Lundi, mes mains ont été attirées par un livre de poche à la bibliothèque, je ne sais pas trop pourquoi, mais je suis loin de m'en plaindre. J'étais derrière toi, de Nicolas Fargues, est fort, dense, incisif, cru, et se dévore sans cuisson. La quatrième de couverture est inspirante:
"C'est dans la trentaine que la vie m'a sauté à la figure.J'ai alors cessé de me prendre pour le roi du monde et je suis devenu un adulte comme les autres, qui fait ce qu'il peut avec ce qu'il est. J'ai attendu la trentaine pour ne plus avoir à me demander à quoi cela pouvait bien ressembler, la souffrance et le souci, la trentaine pour me mettre, comme tout le monde, à la recherche du bonheur. Qu'est-ce qui s'est passé ? Je n'ai pas connu de guerre, ni la perte d'un proche, ni de maladie grave, rien. Rien qu'une banale histoire de séparation et de rencontre."
Et on dirait que le fait de le lire dans le bus, debout agrippée à un poteau ou assise confortablement sur les rangs du fond, lui donne encore plus de saveur. Je plonge, je penche la tête sur mon livre, je lis quelques phrases, quelques paragraphes, un passage me fait sourire tellement il tape dans le mille. Soudain je lève les yeux, je regarde autour de moi, la faune du bus dans toute sa splendeur, le regard dans le vide pour la plupart, perdus dans leurs pensées mais obligés le temps d'un voyage d'être collés à des inconnus qui trop souvent puent quand ils ne sentent pas le parfum cheap, ou prennent trop de place et vous mouillent avec leur parapluie dégoulinant. Bien vite je replonge et j'oublie la déprime ambiante. Même si mon voyage ne dure que 20 minutes, cette bulle change tout, et je descends le sourire aux lèvres. Pour un peu, je crierais "Thank you" au chauffeur depuis la porte du fond.
J'hésite à le lire ailleurs que dans le bus, je veux que mes souvenirs de lecture restent colorés par cette ambiance. Mais l'envie d'avancer est trop forte. Tiens, peut-être que j'irai faire une petite promenade en bus ce week-end, juste pour pouvoir le finir.
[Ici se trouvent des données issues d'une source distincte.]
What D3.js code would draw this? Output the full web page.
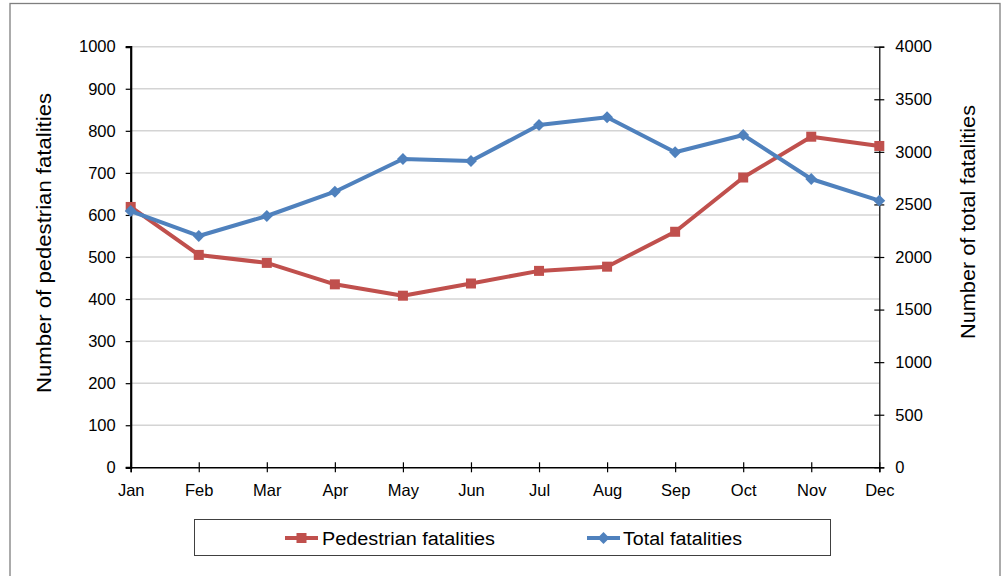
<!DOCTYPE html>
<html>
<head>
<meta charset="utf-8">
<script src="https://cdn.jsdelivr.net/npm/d3@7"></script>
<style>
  html, body { margin: 0; padding: 0; background: #fff; }
  svg { display: block; font-family: "Liberation Sans", Arial, sans-serif; }
</style>
</head>
<body>
<svg id="chart" width="1006" height="576"></svg>
<script>
// Monthly fatalities: pedestrian (left axis) and total (right axis)
const months = ["Jan", "Feb", "Mar", "Apr", "May", "Jun", "Jul", "Aug", "Sep", "Oct", "Nov", "Dec"];
const pedestrian = [619, 505, 486, 435, 408, 437, 467, 477, 560, 689, 786, 764];
const total = [2437, 2200, 2390, 2621, 2932, 2913, 3255, 3329, 2996, 3160, 2742, 2536];
const leftTicks = [0, 100, 200, 300, 400, 500, 600, 700, 800, 900, 1000];
const rightTicks = [0, 500, 1000, 1500, 2000, 2500, 3000, 3500, 4000];

const RED = "#C0504D";
const BLUE = "#4F81BD";

const svg = d3.select("#chart");
const plot = { left: 130.7, right: 879.3, top: 46.7, bottom: 467.3 };

const x = d3.scalePoint().domain(months).range([plot.left, plot.right]);
const yL = d3.scaleLinear().domain([0, 1000]).range([plot.bottom, plot.top]);
const yR = d3.scaleLinear().domain([0, 4000]).range([plot.bottom, plot.top]);

// outer chart frame
svg.append("rect")
  .attr("x", 10).attr("y", 3.5).attr("width", 990).attr("height", 600)
  .attr("fill", "none").attr("stroke", "#7f7f7f").attr("stroke-width", 1.3);

// horizontal gridlines
svg.append("g")
  .selectAll("line").data(leftTicks.filter(d => d > 0)).join("line")
  .attr("x1", plot.left).attr("x2", plot.right)
  .attr("y1", d => yL(d)).attr("y2", d => yL(d))
  .attr("stroke", "#d4d4d4").attr("stroke-width", 1.4);

const fontTick = "16.5px";
const fmt = d3.format("d");

// left axis
const gL = svg.append("g").attr("transform", `translate(${plot.left},0)`)
  .call(d3.axisLeft(yL).tickValues(leftTicks).tickFormat(fmt).tickSize(5).tickPadding(10));
// right axis
const gR = svg.append("g").attr("transform", `translate(${plot.right},0)`)
  .call(d3.axisRight(yR).tickValues(rightTicks).tickFormat(fmt).tickSize(5).tickPadding(11));
// bottom axis
const gB = svg.append("g").attr("transform", `translate(0,${plot.bottom})`)
  .call(d3.axisBottom(x).tickSize(5).tickPadding(12));

[gL, gR, gB].forEach(g => {
  g.select(".domain").attr("stroke", "#000");
  g.selectAll(".tick line").attr("stroke", "#000").attr("stroke-width", 1.2);
  g.selectAll(".tick text").attr("fill", "#000").style("font-size", fontTick)
    .style("font-family", '"Liberation Sans", Arial, sans-serif');
});
gL.select(".domain").attr("stroke-width", 2.2);
gB.select(".domain").attr("stroke-width", 1.5);
gR.select(".domain").attr("stroke-width", 1.2);
// right and bottom ticks cross their axis line
gR.selectAll(".tick line").attr("x1", -5);
gB.selectAll(".tick line").attr("y1", -5);

// axis titles
svg.append("text")
  .attr("transform", "translate(51,243) rotate(-90)")
  .attr("text-anchor", "middle")
  .attr("textLength", 300).attr("lengthAdjust", "spacingAndGlyphs")
  .style("font-size", "20px").attr("fill", "#000")
  .text("Number of pedestrian fatalities");
svg.append("text")
  .attr("transform", "translate(975,222) rotate(-90)")
  .attr("text-anchor", "middle")
  .attr("textLength", 234).attr("lengthAdjust", "spacingAndGlyphs")
  .style("font-size", "20px").attr("fill", "#000")
  .text("Number of total fatalities");

// series lines
const lineL = d3.line().x((d, i) => x(months[i])).y(d => yL(d));
const lineR = d3.line().x((d, i) => x(months[i])).y(d => yR(d));

svg.append("path").datum(pedestrian).attr("d", lineL)
  .attr("fill", "none").attr("stroke", RED).attr("stroke-width", 4)
  .attr("stroke-linejoin", "round");
svg.append("g").selectAll("rect").data(pedestrian).join("rect")
  .attr("x", (d, i) => x(months[i]) - 5).attr("y", d => yL(d) - 5)
  .attr("width", 10).attr("height", 10).attr("fill", RED);

svg.append("path").datum(total).attr("d", lineR)
  .attr("fill", "none").attr("stroke", BLUE).attr("stroke-width", 4)
  .attr("stroke-linejoin", "round");
const diamond = d3.symbol().type(d3.symbolDiamond2).size(90);
svg.append("g").selectAll("path").data(total).join("path")
  .attr("transform", (d, i) => `translate(${x(months[i])},${yR(d)})`)
  .attr("d", diamond).attr("fill", BLUE);

// legend
const leg = svg.append("g");
leg.append("rect")
  .attr("x", 194.5).attr("y", 519.5).attr("width", 636).attr("height", 36)
  .attr("fill", "#fff").attr("stroke", "#404040").attr("stroke-width", 1);

const legItems = [
  { label: "Pedestrian fatalities", color: RED, x0: 285, tx: 322, tl: 173, shape: "square" },
  { label: "Total fatalities", color: BLUE, x0: 587, tx: 623, tl: 119, shape: "diamond" }
];
legItems.forEach(it => {
  leg.append("line")
    .attr("x1", it.x0).attr("x2", it.x0 + 33).attr("y1", 538).attr("y2", 538)
    .attr("stroke", it.color).attr("stroke-width", 4);
  if (it.shape === "square") {
    leg.append("rect").attr("x", it.x0 + 11.5).attr("y", 533).attr("width", 10).attr("height", 10)
      .attr("fill", it.color);
  } else {
    leg.append("path").attr("transform", `translate(${it.x0 + 16.5},538)`)
      .attr("d", diamond).attr("fill", it.color);
  }
  leg.append("text")
    .attr("x", it.tx).attr("y", 545)
    .attr("textLength", it.tl).attr("lengthAdjust", "spacingAndGlyphs")
    .style("font-size", "18px").attr("fill", "#000")
    .text(it.label);
});
</script>
</body>
</html>
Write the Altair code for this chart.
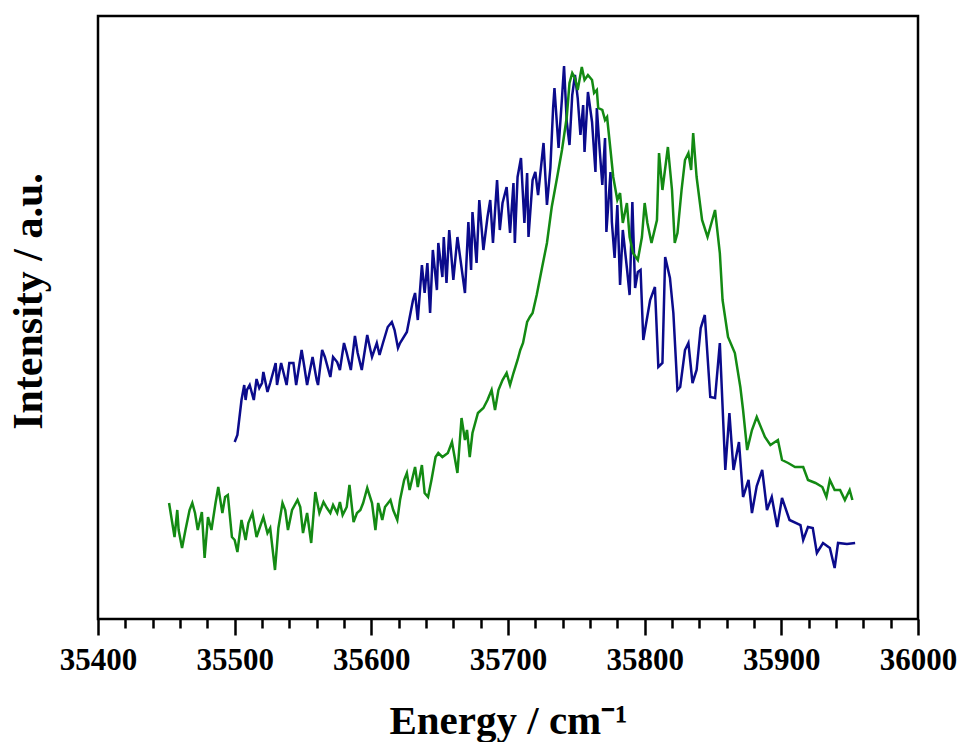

"J'essaye d'enregistrer le plus de détails possible, sachant d'ores et déjà que, plus tard, lorsque tout sera réduit à un puissant souvenir de mes sens, je m'en voudrai de ne pas y avoir goûté plus consciemment sur le moment. Mais c'est impossible d'y goûter consciemment, au bonheur. Sous ses dehors banals, avec ses parasites et ses imperfections, sans le filtre enjoliveur du souvenir, la réalité te prend toujours de vitesse. Sur le moment, c'est mathématique, tu peux juste vaguement ressentir qu'il se passe quelque chose de bien, mais tu es trop occupé à le vivre dans son temps même pour y goûter vraiment. Parce que tu as remarqué que le bonheur, c'est toujours un souvenir, jamais le moment présent, hein? (...) C'est ça, le temps perdu, le temps tout court, l'impossible équation du temps qui passe et qu'on voudrait retenir."